What is the individual requirement?
The Affordable Care Act (ACA) requires all citizens and legal residents to have qualifying health coverage or pay a tax penalty. The individual responsibility requirement makes it possible for everyone - including people with pre-existing conditions like diabetes, asthma or cancer - to get health insurance. Without a requirement, only people who were sick and needed insurance would get it, which would make premiums very expensive. Healthy people could wait until they get sick to purchase coverage. By making sure healthy people are insured, the requirement will bring down the average cost of coverage for all. And, to help make insurance affordable for low- and middle-income families, the law provides subsidies for premiums and out-of-pocket expenses.
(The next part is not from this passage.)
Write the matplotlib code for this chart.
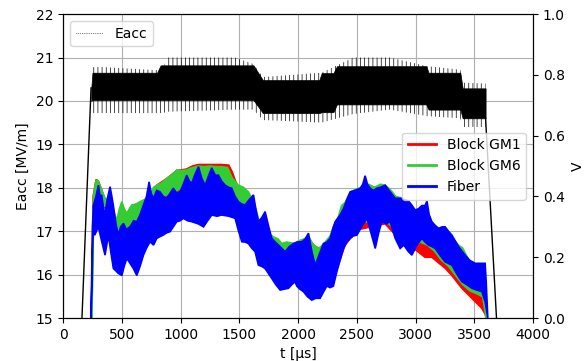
import numpy as np
import matplotlib
matplotlib.use('Agg')
import matplotlib.pyplot as plt
from matplotlib.lines import Line2D

plt.rcParams['hatch.linewidth'] = 0.5

# --- Eacc (left axis, MV/m): dense core band and sparse outlier band ---
eacc_t = [240, 250, 800, 830, 1620, 1700, 2180, 2200, 2300, 2330, 3090, 3110, 3380, 3400, 3595]
eacc_hi = [20.3, 20.65, 20.65, 20.82, 20.82, 20.48, 20.48, 20.64, 20.64, 20.8, 20.8, 20.65, 20.65, 20.29, 20.29]
eacc_lo = [20.0, 20.02, 20.02, 20.02, 20.02, 19.72, 19.72, 19.74, 19.74, 19.92, 19.92, 19.8, 19.8, 19.6, 19.6]

eacc_out_t = [245, 340, 850, 880, 1460, 1620, 1700, 2200, 2470, 2780, 3100, 3380, 3400, 3595]
eacc_out_hi = [20.78, 20.78, 20.7, 21.0, 21.0, 20.85, 20.55, 20.65, 21.0, 21.0, 20.8, 20.72, 20.42, 20.4]
eacc_out_lo = [19.72, 19.72, 19.72, 19.75, 19.8, 19.8, 19.56, 19.5, 19.7, 19.8, 19.65, 19.6, 19.4, 19.4]

ramp_up_t, ramp_up_v = [120, 238], [12.2, 20.3]
ramp_dn_t, ramp_dn_v = [3595, 3720], [19.6, 13.4]

# --- right axis (V): upper / lower edges of each noisy trace ---
blue_hi = [(238, 0.0), (250, 0.30), (258, 0.37), (280, 0.40), (301, 0.437), (315, 0.40), (328, 0.405),
           (345, 0.36), (357, 0.339), (375, 0.39), (400, 0.432), (415, 0.40), (428, 0.37), (450, 0.31),
           (470, 0.273), (490, 0.30), (514, 0.311), (540, 0.29), (570, 0.30), (600, 0.32), (627, 0.317),
           (655, 0.34), (684, 0.372), (710, 0.40), (732, 0.448), (750, 0.41), (769, 0.394), (797, 0.42),
           (825, 0.415), (853, 0.40), (882, 0.394), (910, 0.41), (938, 0.427), (967, 0.41), (995, 0.415),
           (1023, 0.44), (1052, 0.47), (1075, 0.45), (1095, 0.444), (1120, 0.47), (1152, 0.498),
           (1180, 0.46), (1209, 0.437), (1240, 0.47), (1265, 0.494), (1295, 0.47), (1322, 0.47),
           (1350, 0.45), (1379, 0.437), (1410, 0.43), (1435, 0.427), (1464, 0.40), (1492, 0.383),
           (1521, 0.375), (1549, 0.372), (1585, 0.39), (1620, 0.405), (1640, 0.36), (1662, 0.317),
           (1690, 0.33), (1719, 0.35), (1750, 0.30), (1776, 0.262), (1805, 0.25), (1833, 0.24),
           (1860, 0.23), (1889, 0.218), (1925, 0.235), (1960, 0.245), (1990, 0.25), (2031, 0.251),
           (2060, 0.26), (2088, 0.279), (2116, 0.22), (2145, 0.174), (2180, 0.21), (2216, 0.245),
           (2244, 0.25), (2272, 0.262), (2300, 0.30), (2315, 0.317), (2357, 0.339), (2386, 0.36),
           (2415, 0.39), (2443, 0.415), (2485, 0.42), (2528, 0.427), (2550, 0.44), (2570, 0.468),
           (2590, 0.44), (2613, 0.427), (2640, 0.42), (2670, 0.427), (2700, 0.43), (2741, 0.437),
           (2783, 0.415), (2826, 0.394), (2868, 0.394), (2900, 0.39), (2940, 0.385), (2970, 0.37),
           (2996, 0.355), (3025, 0.36), (3053, 0.37), (3080, 0.37), (3096, 0.385), (3115, 0.34),
           (3138, 0.317), (3165, 0.305), (3195, 0.295), (3225, 0.30), (3251, 0.30), (3280, 0.285),
           (3308, 0.273), (3335, 0.255), (3365, 0.235), (3395, 0.22), (3421, 0.207), (3460, 0.19),
           (3506, 0.18), (3550, 0.18), (3591, 0.18), (3600, 0.12), (3614, 0.0)]
blue_lo = [(238, 0.0), (255, 0.28), (270, 0.273), (300, 0.30), (330, 0.25), (357, 0.207), (386, 0.273),
           (405, 0.22), (428, 0.163), (450, 0.155), (470, 0.147), (500, 0.14), (520, 0.17), (542, 0.196),
           (570, 0.18), (598, 0.163), (627, 0.14), (655, 0.17), (684, 0.207), (710, 0.23), (740, 0.251),
           (770, 0.24), (797, 0.262), (825, 0.268), (853, 0.273), (880, 0.28), (910, 0.284), (938, 0.30),
           (967, 0.317), (995, 0.32), (1023, 0.328), (1060, 0.32), (1095, 0.317), (1150, 0.31),
           (1195, 0.30), (1230, 0.32), (1265, 0.339), (1310, 0.335), (1350, 0.339), (1410, 0.335),
           (1464, 0.328), (1490, 0.29), (1521, 0.251), (1549, 0.25), (1577, 0.245), (1605, 0.23),
           (1634, 0.218), (1662, 0.174), (1690, 0.17), (1719, 0.163), (1750, 0.145), (1776, 0.13),
           (1810, 0.11), (1847, 0.092), (1880, 0.095), (1918, 0.098), (1946, 0.11), (1974, 0.119),
           (1989, 0.105), (2015, 0.095), (2045, 0.087), (2080, 0.07), (2116, 0.059), (2150, 0.065),
           (2187, 0.065), (2215, 0.085), (2244, 0.105), (2272, 0.10), (2300, 0.105), (2329, 0.152),
           (2357, 0.19), (2386, 0.229), (2415, 0.25), (2443, 0.262), (2470, 0.27), (2500, 0.273),
           (2540, 0.30), (2585, 0.328), (2620, 0.28), (2656, 0.229), (2685, 0.28), (2712, 0.317),
           (2750, 0.31), (2783, 0.317), (2826, 0.262), (2868, 0.229), (2900, 0.24), (2935, 0.22),
           (2968, 0.207), (3010, 0.24), (3053, 0.262), (3080, 0.25), (3110, 0.24), (3138, 0.235),
           (3166, 0.229), (3210, 0.205), (3251, 0.185), (3308, 0.174), (3350, 0.145), (3393, 0.12),
           (3435, 0.11), (3478, 0.098), (3520, 0.092), (3563, 0.087), (3591, 0.054), (3614, 0.0)]

green_hi = [(245, 0.0), (258, 0.40), (281, 0.454), (300, 0.45), (330, 0.42), (357, 0.394), (400, 0.383),
            (430, 0.35), (457, 0.322), (480, 0.36), (500, 0.383), (520, 0.36), (542, 0.344), (565, 0.36),
            (585, 0.372), (620, 0.375), (655, 0.383), (700, 0.39), (740, 0.405), (770, 0.43), (797, 0.437),
            (840, 0.445), (882, 0.459), (920, 0.47), (967, 0.487), (1000, 0.485), (1050, 0.487),
            (1100, 0.495), (1150, 0.50), (1200, 0.498), (1250, 0.50), (1300, 0.498), (1350, 0.498),
            (1400, 0.495), (1440, 0.46), (1464, 0.45), (1490, 0.437), (1535, 0.43), (1577, 0.415),
            (1620, 0.383), (1662, 0.328), (1719, 0.284), (1760, 0.275), (1790, 0.267), (1830, 0.26),
            (1861, 0.245), (1900, 0.25), (1974, 0.245), (2010, 0.255), (2050, 0.26), (2088, 0.27),
            (2130, 0.24), (2180, 0.23), (2230, 0.25), (2272, 0.27), (2300, 0.30), (2340, 0.33),
            (2370, 0.37), (2400, 0.38), (2443, 0.415), (2500, 0.425), (2550, 0.43), (2600, 0.44),
            (2650, 0.43), (2700, 0.44), (2741, 0.437), (2790, 0.42), (2830, 0.40), (2880, 0.395),
            (2940, 0.38), (2996, 0.35), (3053, 0.36), (3100, 0.33), (3150, 0.31), (3200, 0.29),
            (3251, 0.29), (3308, 0.265), (3365, 0.24), (3400, 0.23), (3440, 0.20), (3480, 0.17),
            (3530, 0.16), (3578, 0.13), (3595, 0.08), (3605, 0.0)]
green_lo = [(245, 0.0), (262, 0.38), (300, 0.38), (330, 0.37), (370, 0.366), (400, 0.34), (428, 0.30),
            (470, 0.284), (500, 0.29), (542, 0.30), (585, 0.31), (627, 0.322), (680, 0.335), (740, 0.35),
            (780, 0.37), (825, 0.394), (880, 0.405), (938, 0.415), (1000, 0.425), (1050, 0.43),
            (1100, 0.43), (1160, 0.435), (1209, 0.437), (1260, 0.435), (1320, 0.43), (1379, 0.43),
            (1430, 0.41), (1490, 0.372), (1550, 0.34), (1606, 0.317), (1660, 0.28), (1719, 0.24),
            (1780, 0.215), (1833, 0.196), (1890, 0.185), (1946, 0.174), (2000, 0.15), (2050, 0.12),
            (2100, 0.10), (2150, 0.095), (2200, 0.10), (2250, 0.12), (2300, 0.14), (2350, 0.20),
            (2400, 0.25), (2450, 0.28), (2500, 0.30), (2560, 0.32), (2620, 0.31), (2680, 0.315),
            (2740, 0.32), (2800, 0.30), (2860, 0.27), (2920, 0.25), (2980, 0.235), (3040, 0.25),
            (3100, 0.24), (3160, 0.22), (3220, 0.19), (3280, 0.17), (3340, 0.14), (3400, 0.11),
            (3460, 0.09), (3520, 0.08), (3570, 0.07), (3600, 0.0)]

red_hi = [(242, 0.0), (256, 0.40), (281, 0.456), (300, 0.45), (330, 0.42), (357, 0.39), (400, 0.38),
          (457, 0.32), (500, 0.37), (542, 0.34), (585, 0.36), (655, 0.38), (740, 0.40), (797, 0.437),
          (882, 0.459), (967, 0.485), (1050, 0.49), (1100, 0.50), (1150, 0.505), (1250, 0.505),
          (1350, 0.505), (1410, 0.503), (1440, 0.48), (1464, 0.454), (1490, 0.43), (1535, 0.42),
          (1577, 0.40), (1620, 0.37), (1662, 0.32), (1719, 0.28), (1790, 0.26), (1861, 0.24),
          (1974, 0.24), (2088, 0.26), (2180, 0.22), (2272, 0.26), (2340, 0.32), (2400, 0.37),
          (2443, 0.40), (2550, 0.42), (2600, 0.43), (2741, 0.43), (2830, 0.39), (2940, 0.37),
          (2996, 0.34), (3100, 0.30), (3200, 0.27), (3308, 0.24), (3400, 0.20), (3480, 0.16),
          (3560, 0.13), (3590, 0.08), (3600, 0.0)]
red_lo = [(242, 0.0), (260, 0.37), (300, 0.37), (370, 0.36), (428, 0.29), (470, 0.275), (500, 0.28),
          (542, 0.295), (585, 0.305), (627, 0.315), (740, 0.345), (825, 0.39), (938, 0.41), (1050, 0.425),
          (1209, 0.43), (1379, 0.425), (1430, 0.40), (1490, 0.36), (1550, 0.33), (1606, 0.31),
          (1660, 0.27), (1719, 0.235), (1833, 0.19), (1946, 0.17), (2000, 0.14), (2100, 0.095),
          (2200, 0.095), (2300, 0.13), (2400, 0.24), (2500, 0.29), (2620, 0.30), (2740, 0.31),
          (2860, 0.26), (2980, 0.23), (3080, 0.20), (3138, 0.20), (3200, 0.18), (3251, 0.164),
          (3308, 0.14), (3393, 0.098), (3478, 0.065), (3530, 0.045), (3563, 0.032), (3591, 0.013),
          (3600, 0.0)]

COLORS = {'Block GM1': '#ff0000', 'Block GM6': '#33cc33', 'Fiber': '#0000ff'}


def band(ax, hi, lo, color):
    hi = np.array(hi)
    lo = np.array(lo)[::-1]
    xs = np.r_[hi[:, 0], lo[:, 0]]
    ys = np.r_[hi[:, 1], lo[:, 1]]
    ax.fill(xs, ys, facecolor=color, edgecolor=color, linewidth=1.2)


fig = plt.figure(figsize=(5.84, 3.61), dpi=100)
ax1 = fig.add_axes([0.108, 0.119, 0.805, 0.842])
ax2 = ax1.twinx()

# Eacc
ax1.fill_between(eacc_out_t, eacc_out_lo, eacc_out_hi, facecolor='none',
                 edgecolor='black', hatch='||||', linewidth=0)
ax1.fill_between(eacc_t, eacc_lo, eacc_hi, color='black', linewidth=0.5)
ax1.plot(ramp_up_t, ramp_up_v, color='black', linewidth=1)
ax1.plot(ramp_dn_t, ramp_dn_v, color='black', linewidth=1)

ax1.set_xlim(0, 4000)
ax1.set_ylim(15, 22)
ax1.set_xticks(np.arange(0, 4001, 500))
ax1.set_yticks(np.arange(15, 23, 1))
ax1.set_xlabel('t [µs]')
ax1.set_ylabel('Eacc [MV/m]')
ax1.grid(True)
ax1.set_axisbelow(True)
ax1.legend([Line2D([], [], color='black', linestyle=':', linewidth=0.5)], ['Eacc'],
           loc='upper left')

# V traces
band(ax2, red_hi, red_lo, COLORS['Block GM1'])
band(ax2, green_hi, green_lo, COLORS['Block GM6'])
band(ax2, blue_hi, blue_lo, COLORS['Fiber'])
ax2.set_ylim(0, 1.0)
ax2.set_yticks(np.arange(0, 1.01, 0.2))
ax2.set_ylabel('V')
handles = [Line2D([], [], color=c, linewidth=2) for c in COLORS.values()]
ax2.legend(handles, list(COLORS.keys()), loc='center right')

plt.savefig('out.png', dpi=100)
How does the requirement work?
Beginning on January 1, 2014, any person without qualifying health coverage must pay a tax penalty, either a flat rate or a share of household income, whichever amount is greater. The flat rate penalty is phased-in: starting in 2014 at $95 per year, increasing to $325 in 2015, and $695 in 2016. After 2016, the flat rate tax penalty increases annually with a cost-of-living adjustment. The maximum a flat rate tax for a family per year is $2,085 (3 times $695), no matter how large the family.
The other option is a penalty based on a share of household income that is also phased in, starting in 2014 at 1 percent of taxable income, increasing to 2 percent of taxable income in 2015 and maxing out at 2.5 percent of taxable income in 2016 and the years that follow.
What is qualifying health coverage?
To meet the coverage requirement, individuals must have qualifying health coverage. Most people will meet the requirement with the coverage they already have: through an employer-sponsored health plan, health plans in the individual market, and public plans such as Medicare, Medicaid, the Children's Health Insurance Program, TRICARE, and the veteran's health care program. Health plans available in the Exchanges will also meet the individual requirement for qualifying coverage.
What if someone cannot afford insurance? Are there exemptions?
The individual responsibility requirement does not apply to some:
- people who cannot afford coverage (defined as those who would pay more than 8 percent of their household income for their premiums)
- undocumented immigrants
- people without insurance for less than three months
- individuals with incomes below the tax filing threshold (In 2009, the tax filing threshold was $9,135 for individuals and $18,700 for couple)
Exemptions will also be given to specified categories of individuals, for example for religious reasons, American Indians, Americans living abroad for at least one year, and incarcerated individuals.